Xie, Jinlong; Cheng, Long; Wang, Gang; Hu, Min; Yu, Zaiyang; Du, Minghua; Ning, Xin Source: Displays, v 84, September 2024; ISSN: 01419382; DOI: 10.1016/j.displa.2024.102773; Article number: 102773; Publisher: Elsevier B.V.

Author affiliation:

School of Integrated Circuits, University of Chinese Academy of Sciences, Beijing; 100029, China

Chinese Academy of Sciences, Institute of Semiconductors, Annlab, Beijing; 100083, China

School of Control and Computer Engineering, North China Electric Power University, Beijing; 102206, China

School of Computing and Data Engineering, NingboTech University, Ningbo; 315100, China

Department of bioengineering, Imperial College London, London; SW7 2AZ, United Kingdom

Department of Ecrossncy, the First Medical Center, Chinese PLA General Hospital, Beijing; 100853, China

Beijing Ratu Technology Co., Ltd, Beijing; 100096, China

Abstract:

Zero-shot point cloud classification involves recognizing categories not encountered during training. Current models often exhibit reduced accuracy on unseen categories without 3D pre-training, emphasizing the need for improved precision and interoperability. We propose a novel approach integrating differentiable rendering with contrastive language–image pre-training.
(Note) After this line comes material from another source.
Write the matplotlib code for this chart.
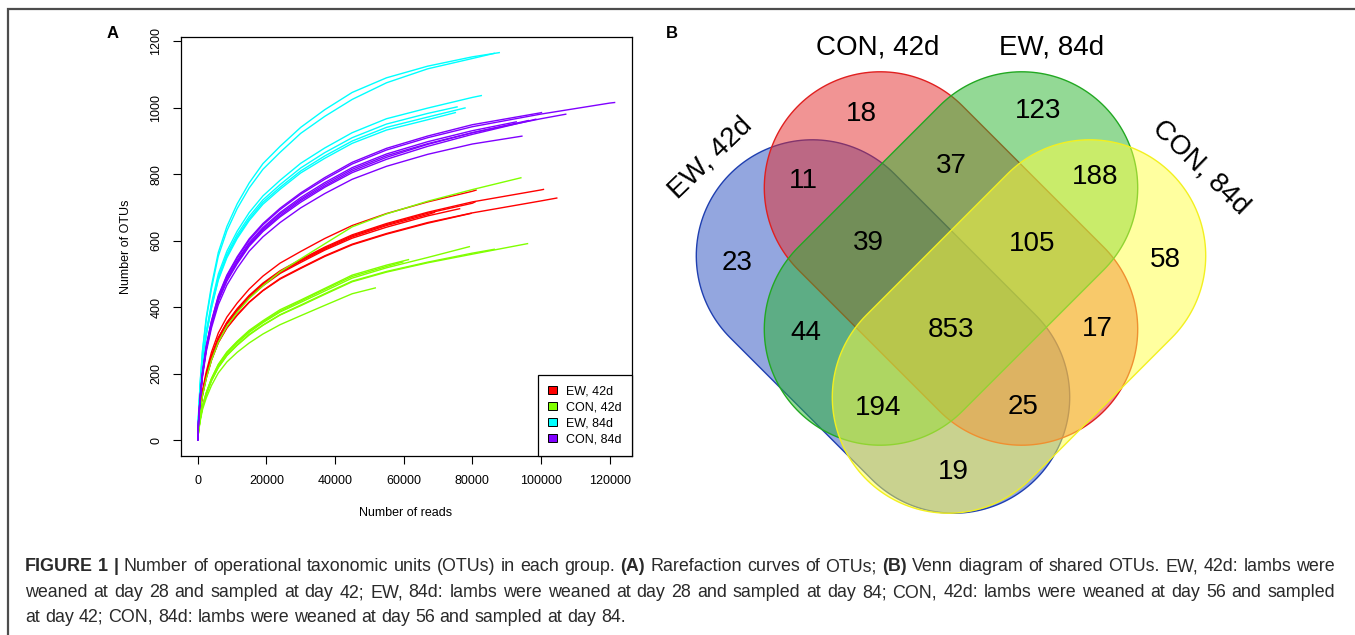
import numpy as np
import matplotlib
matplotlib.use("Agg")
import matplotlib.pyplot as plt
from matplotlib.patches import Patch, Polygon

plt.rcParams['font.family'] = ['Liberation Sans', 'DejaVu Sans']

# ---------------- data: rarefaction curves (Number of reads -> Number of OTUs)
# Each curve is read at the sampling depths of read_grid that lie below its own
# final depth, followed by its final point (end reads).
read_grid = [0, 250, 700, 1400, 2500, 4000, 6000, 8500, 11500, 15000, 19000, 24000,
             30000, 37000, 45000, 55000, 67000, 80000, 100000, 120000]

# EW, 42d (red)
ew42_end_reads = [81280, 100930, 80990, 76500, 69160, 104810, 79830]
ew42_otus = [
    [0, 44, 96, 150, 207, 265, 323, 371, 413, 455, 494, 533, 568, 607, 646, 682, 717, 749, 753],
    [0, 42, 91, 143, 198, 253, 309, 355, 396, 436, 473, 510, 544, 581, 618, 652, 686, 717, 753, 755],
    [0, 42, 91, 143, 197, 252, 308, 354, 394, 434, 470, 507, 541, 578, 615, 649, 683, 713, 718],
    [0, 41, 90, 141, 195, 249, 304, 350, 389, 429, 465, 502, 535, 572, 608, 641, 675, 697],
    [0, 42, 91, 142, 196, 251, 306, 352, 392, 431, 468, 505, 539, 575, 612, 646, 679, 686],
    [0, 40, 87, 137, 189, 242, 295, 339, 378, 416, 451, 487, 519, 555, 590, 622, 655, 684, 720, 729],
    [0, 40, 87, 136, 188, 241, 294, 338, 376, 415, 450, 485, 517, 553, 588, 620, 653, 683],
]
# CON, 42d (green)
con42_end_reads = [94350, 61600, 59960, 79330, 96290, 86600, 51930]
con42_otus = [
    [0, 39, 83, 135, 186, 241, 295, 343, 385, 427, 465, 507, 546, 591, 642, 681, 719, 754, 790],
    [0, 30, 65, 104, 144, 186, 229, 266, 298, 331, 360, 393, 422, 457, 497, 527, 544],
    [0, 30, 64, 104, 143, 185, 227, 264, 296, 328, 357, 389, 419, 454, 493, 523, 537],
    [0, 29, 63, 102, 142, 183, 224, 261, 293, 325, 354, 386, 415, 449, 488, 519, 550, 583],
    [0, 29, 62, 100, 138, 179, 219, 255, 286, 317, 346, 377, 405, 439, 477, 506, 534, 560, 592],
    [0, 29, 62, 101, 139, 180, 220, 256, 287, 319, 347, 378, 407, 441, 479, 508, 536, 563, 575],
    [0, 26, 57, 93, 128, 165, 203, 236, 265, 293, 320, 348, 375, 406, 441, 459],
]
# EW, 84d (cyan)
ew84_end_reads = [88050, 86600, 82820, 75760, 78080, 75260]
ew84_otus = [
    [0, 82, 173, 272, 371, 465, 565, 643, 711, 774, 832, 884, 941, 994, 1046, 1090, 1125, 1153, 1166],
    [0, 80, 169, 267, 364, 456, 554, 630, 697, 759, 815, 866, 923, 974, 1025, 1075, 1117, 1148, 1164],
    [0, 72, 153, 241, 328, 412, 500, 569, 629, 685, 735, 782, 833, 879, 925, 967, 999, 1031, 1037],
    [0, 71, 150, 237, 323, 405, 491, 560, 619, 673, 723, 769, 819, 865, 910, 951, 983, 1003],
    [0, 70, 149, 234, 320, 401, 486, 554, 612, 666, 716, 761, 810, 855, 900, 941, 972, 1000],
    [0, 70, 147, 232, 317, 397, 482, 549, 607, 661, 710, 755, 804, 848, 893, 933, 964, 986],
]
# CON, 84d (purple)
con84_end_reads = [121660, 107430, 100350, 98700, 96500, 94650, 93000]
con84_otus = [
    [0, 58, 129, 204, 283, 357, 432, 494, 548, 602, 648, 694, 740, 785, 831, 873, 910, 943, 981, 1014, 1016],
    [0, 57, 126, 198, 275, 348, 421, 482, 535, 587, 632, 676, 721, 765, 810, 851, 890, 925, 967, 981],
    [0, 59, 130, 205, 284, 359, 435, 497, 552, 606, 652, 698, 744, 790, 836, 878, 915, 949, 985, 986],
    [0, 56, 125, 197, 274, 346, 419, 479, 531, 584, 628, 672, 716, 761, 805, 845, 884, 920, 966],
    [0, 57, 126, 200, 277, 350, 424, 485, 538, 591, 636, 681, 725, 770, 815, 856, 892, 925, 962],
    [0, 55, 122, 192, 267, 338, 408, 467, 518, 569, 612, 655, 699, 742, 785, 824, 860, 891, 915],
    [0, 57, 127, 201, 279, 353, 426, 488, 541, 595, 640, 685, 730, 775, 820, 861, 898, 931, 958],
]

group_names = ["EW, 42d", "CON, 42d", "EW, 84d", "CON, 84d"]
x_ticks = [0, 20000, 40000, 60000, 80000, 100000, 120000]
y_ticks = [0, 200, 400, 600, 800, 1000, 1200]

# ---------------- data: Venn diagram
venn_sets = ["EW, 42d", "CON, 42d", "EW, 84d", "CON, 84d"]
venn_counts = [18, 123, 11, 37, 188, 23, 39, 105, 58, 44, 853, 17, 194, 25, 19]

caption_lines = [
    [("FIGURE 1 |", "bold"),
     ("Number of operational taxonomic units (OTUs) in each group.", "normal"),
     ("(A)", "bold"), ("Rarefaction curves of OTUs;", "normal"),
     ("(B)", "bold"), ("Venn diagram of shared OTUs. EW, 42d: lambs were", "normal")],
    [("weaned at day 28 and sampled at day 42; EW, 84d: lambs were weaned at day 28 "
      "and sampled at day 84; CON, 42d: lambs were weaned at day 56 and sampled", "normal")],
    [("at day 42; CON, 84d: lambs were weaned at day 56 and sampled at day 84.", "normal")],
]

# ---------------- styles / layout
W, H = 1355, 635
curve_colors = ["#FF0000", "#80FF00", "#00FFFF", "#8000FF"]
venn_fill = ["#294FC1", "#E52B2B", "#29B52D", "#FFFF41"]
venn_edge = ["#1F3FB0", "#E02020", "#22A822", "#F2F020"]
venn_centers = [(883, 326.5), (951, 258.5), (951, 258.5), (1019, 326.5)]
venn_angles = [45, 45, -45, -45]
capsule_r = 116      # radius of the rounded ends (px)
capsule_core = 200   # distance between the two end-circle centres (px)
venn_count_pos = [(861, 114), (1038, 111), (803, 181), (951, 166), (1095, 177),
                  (737, 263), (868, 243), (1032, 244), (1165, 260), (806, 333),
                  (951, 330), (1097, 329), (878, 408), (1023, 407), (953, 472)]
venn_label_pos = [(710, 158, 44), (878, 48, 0), (1052, 48, 0), (1201, 167, -44)]

fig = plt.figure(figsize=(W / 100, H / 100), dpi=100)
fig.patch.set_facecolor("white")

ov = fig.add_axes([0, 0, 1, 1], zorder=0)
ov.set_xlim(0, W)
ov.set_ylim(H, 0)
ov.axis("off")

# border of the figure box
ov.plot([8, 8, W], [H, 9, 9], color="#4d4d4d", lw=1.6, solid_joinstyle="miter",
        solid_capstyle="butt")

# ---------------- panel A
ax = fig.add_axes([181 / W, 1 - 456 / H, 451 / W, 419 / H], zorder=2)
groups = [(ew42_end_reads, ew42_otus), (con42_end_reads, con42_otus),
          (ew84_end_reads, ew84_otus), (con84_end_reads, con84_otus)]
all_end = []
all_max = []
for (ends, curves), col in zip(groups, curve_colors):
    for end, vals in zip(ends, curves):
        xs = [g for g in read_grid if g < end] + [end]
        ax.plot(xs, vals, color=col, lw=1.0, solid_capstyle="butt",
                solid_joinstyle="round")
        all_end.append(end)
        all_max.append(max(vals))

xmax, ymax = max(all_end), max(all_max)
ax.set_xlim(-0.04 * xmax, 1.04 * xmax)
ax.set_ylim(-0.04 * ymax, 1.04 * ymax)
ax.set_xticks(x_ticks)
ax.set_xticklabels([str(v) for v in x_ticks])
ax.set_yticks(y_ticks)
ax.set_yticklabels([str(v) for v in y_ticks])
ax.tick_params(direction="out", length=5.5, width=0.8, labelsize=9, colors="black")
ax.tick_params(axis="x", pad=8)
ax.tick_params(axis="y", pad=8)
for lbl in ax.get_yticklabels():
    lbl.set_rotation(90)
    lbl.set_va("center")
for sp in ax.spines.values():
    sp.set_linewidth(0.9)
    sp.set_color("black")
ax.set_xlabel("Number of reads", fontsize=9)
ax.xaxis.set_label_coords(0.497, -0.136)
ax.xaxis.label.set_va("center")
ax.set_ylabel("Number of OTUs", fontsize=9)
ax.yaxis.set_label_coords(-0.122, 0.499)
ax.yaxis.label.set_va("center")

handles = [Patch(facecolor=c, edgecolor="black", lw=0.7, label=n)
           for c, n in zip(curve_colors, group_names)]
leg = ax.legend(handles=handles, loc="lower right", borderaxespad=0, fancybox=False,
                edgecolor="black", framealpha=1, fontsize=9, handlelength=0.7,
                handleheight=0.7, handletextpad=0.7, labelspacing=0.32, borderpad=0.85)
leg.get_frame().set_linewidth(0.9)

ov.text(113, 34, "A", fontsize=12, fontweight="bold", ha="center", va="center")
ov.text(672, 34, "B", fontsize=12, fontweight="bold", ha="center", va="center")


# ---------------- panel B (Venn, capsule shapes rotated by +/-45 degrees)
def capsule_outline(cx, cy, core, r, ang_deg):
    t1 = np.radians(np.linspace(-90, 90, 90))
    t2 = np.radians(np.linspace(90, 270, 90))
    px = np.concatenate([core / 2 + r * np.cos(t1), -core / 2 + r * np.cos(t2)])
    py = np.concatenate([r * np.sin(t1), r * np.sin(t2)])
    a = np.radians(ang_deg)
    xr = cx + px * np.cos(a) - py * np.sin(a)
    yr = cy + px * np.sin(a) + py * np.cos(a)
    return np.column_stack([xr, yr])


for (cx, cy), ang, fc, ec in zip(venn_centers, venn_angles, venn_fill, venn_edge):
    p = Polygon(capsule_outline(cx, cy, capsule_core, capsule_r, ang), closed=True,
                facecolor=matplotlib.colors.to_rgba(fc, 0.5), edgecolor=ec, lw=1.0)
    ov.add_patch(p)

for n, (x, y) in zip(venn_counts, venn_count_pos):
    ov.text(x, y, str(n), fontsize=20, ha="center", va="center", color="black")

for name, (x, y, rot) in zip(venn_sets, venn_label_pos):
    ov.text(x, y, name, fontsize=20, ha="center", va="center", rotation=rot,
            rotation_mode="anchor", color="black")

# ---------------- caption (lines 1-2 justified between x0 and x1)
cap_fs = 12.9
cap_color = "#2a2a2a"
cap_x0, cap_x1 = 25, 1335
cap_base = [571, 597, 622]
cap_justify = [True, True, False]
renderer = fig.canvas.get_renderer()


def text_width(s, weight):
    t = ov.text(0, 0, s, fontsize=cap_fs, fontweight=weight)
    w = t.get_window_extent(renderer).width
    t.remove()
    return w


space_w = text_width("a a", "normal") - text_width("aa", "normal")


def natural_layout(segs):
    items = []
    x = 0.0
    for k, (s, w) in enumerate(segs):
        if k > 0:
            x += space_w
        words = s.split(" ")
        for i, wd in enumerate(words):
            pre = " ".join(words[:i + 1])
            start = text_width(pre, w) - text_width(wd, w)
            items.append((wd, w, x + start))
        x += text_width(s, w)
    return items, x


for segs, yb, just in zip(caption_lines, cap_base, cap_justify):
    items, total = natural_layout(segs)
    extra = 0.0
    if just and len(items) > 1:
        extra = (cap_x1 - cap_x0 - total) / (len(items) - 1)
    for i, (wd, w, off) in enumerate(items):
        ov.text(cap_x0 + off + i * extra, yb, wd, fontsize=cap_fs, fontweight=w,
                ha="left", va="baseline", color=cap_color)

fig.savefig("out.png", dpi=100)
Initially, differentiable rendering autonomously learns representative viewpoints from the data, enabling the transformation of point clouds into multi-view images while preserving key visual information. This transformation facilitates optimized viewpoint selection during training, refining the final feature representation. Features are extracted from the multi-view images and integrated into a global multi-view feature using a cross-attention mechanism. On the textual side, a large language model (LLM) is provided with 3D heuristic prompts to generate 3D-specific text reflecting category-specific traits, from which textual features are derived. The LLM's extensive pre-trained knowledge enables it to capture abstract notions and categorical features relevant to distinct point cloud categories. Visual and textual features are aligned in a unified embedding space, enabling zero-shot classification. Throughout training, the Structural Similarity Index (SSIM) is integrated into the loss function to encourage the model to discern more distinctive viewpoints, reduce redundancy in multi-view imagery, and enhance computational efficiency. Experimental results on the ModelNet10, ModelNet40, and ScanObjectNN datasets demonstrate classification accuracies of 75.68%, 66.42%, and 52.03%, respectively, surpassing prevailing methods in zero-shot point cloud classification accuracy.